====== Given data ======

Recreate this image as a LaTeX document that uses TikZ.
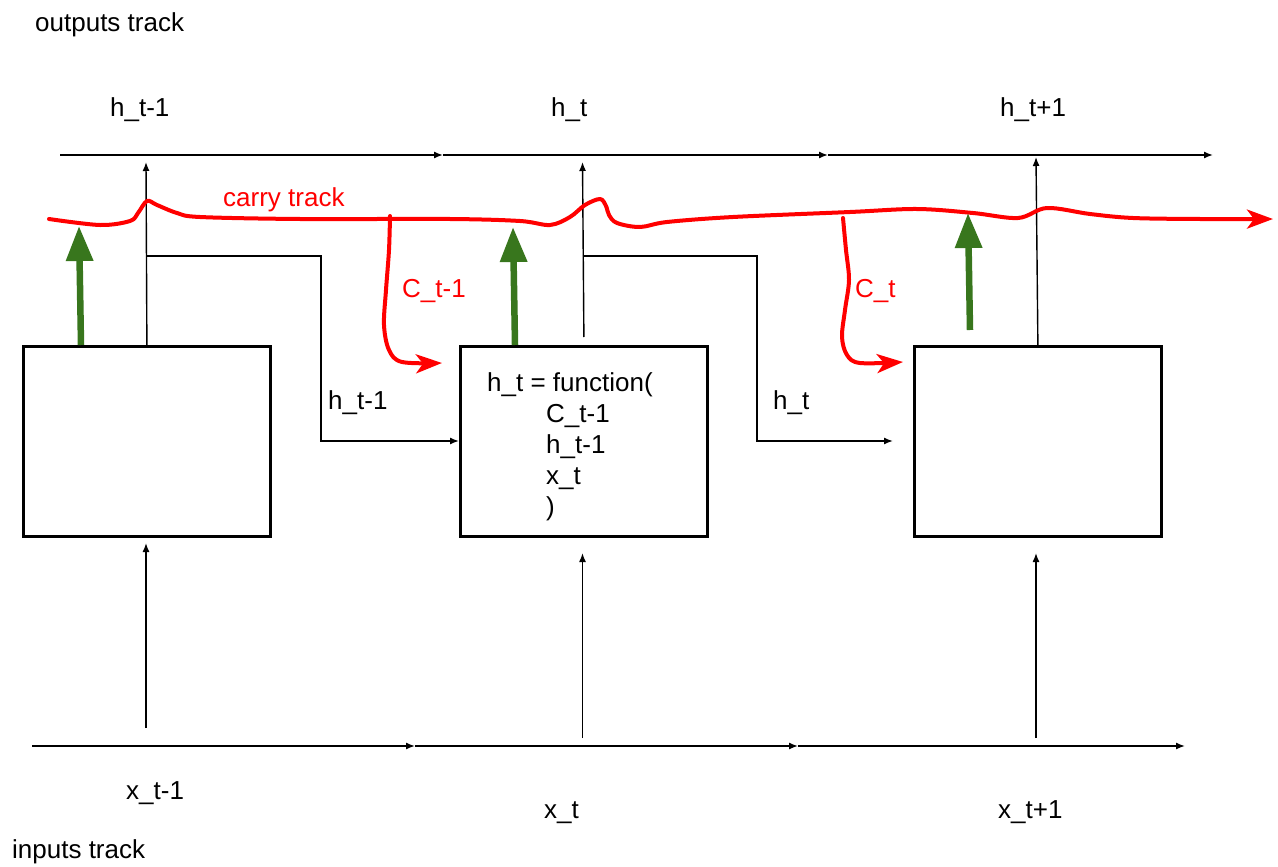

======
====== Given data ======

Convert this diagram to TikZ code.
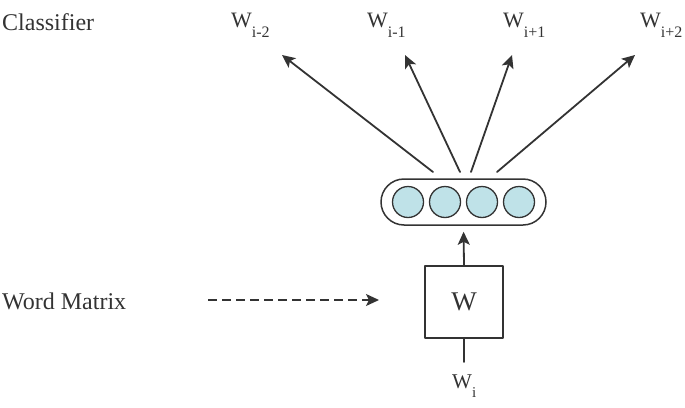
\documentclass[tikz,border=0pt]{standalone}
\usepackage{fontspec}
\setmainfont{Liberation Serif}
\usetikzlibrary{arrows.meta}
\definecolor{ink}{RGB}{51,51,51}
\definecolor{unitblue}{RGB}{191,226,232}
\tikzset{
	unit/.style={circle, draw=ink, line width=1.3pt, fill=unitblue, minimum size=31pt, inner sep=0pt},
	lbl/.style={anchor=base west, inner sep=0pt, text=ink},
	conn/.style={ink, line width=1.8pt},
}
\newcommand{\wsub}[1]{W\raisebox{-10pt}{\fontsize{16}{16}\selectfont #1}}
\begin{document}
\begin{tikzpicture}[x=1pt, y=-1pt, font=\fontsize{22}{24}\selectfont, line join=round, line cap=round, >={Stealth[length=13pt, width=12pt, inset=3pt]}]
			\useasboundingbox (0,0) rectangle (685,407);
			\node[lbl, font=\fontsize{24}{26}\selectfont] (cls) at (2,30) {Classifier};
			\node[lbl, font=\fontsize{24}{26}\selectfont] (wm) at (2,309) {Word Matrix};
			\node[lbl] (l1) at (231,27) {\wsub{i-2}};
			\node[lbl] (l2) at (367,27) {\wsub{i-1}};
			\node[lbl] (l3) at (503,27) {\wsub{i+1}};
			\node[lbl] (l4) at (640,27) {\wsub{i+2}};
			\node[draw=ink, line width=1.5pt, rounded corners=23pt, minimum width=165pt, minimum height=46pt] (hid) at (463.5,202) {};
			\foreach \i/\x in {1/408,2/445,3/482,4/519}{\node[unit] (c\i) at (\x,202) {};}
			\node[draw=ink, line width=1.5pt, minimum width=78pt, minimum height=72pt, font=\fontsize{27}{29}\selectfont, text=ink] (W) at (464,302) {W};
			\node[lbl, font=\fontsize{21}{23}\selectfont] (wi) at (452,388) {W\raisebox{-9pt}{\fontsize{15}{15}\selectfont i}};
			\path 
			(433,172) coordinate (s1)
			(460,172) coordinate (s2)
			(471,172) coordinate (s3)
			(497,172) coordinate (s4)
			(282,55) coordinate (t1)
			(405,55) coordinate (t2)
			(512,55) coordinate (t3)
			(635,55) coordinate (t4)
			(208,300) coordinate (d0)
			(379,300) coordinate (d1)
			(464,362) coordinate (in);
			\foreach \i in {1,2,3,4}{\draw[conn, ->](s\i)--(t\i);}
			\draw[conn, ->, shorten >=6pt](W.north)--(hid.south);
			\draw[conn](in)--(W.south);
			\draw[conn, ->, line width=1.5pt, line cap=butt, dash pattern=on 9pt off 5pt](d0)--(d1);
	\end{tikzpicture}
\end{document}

======

Note each line of the entries that has "this" in it, and copy those lines.

### Expected answer
Recreate this image as a LaTeX document that uses TikZ.
Convert this diagram to TikZ code.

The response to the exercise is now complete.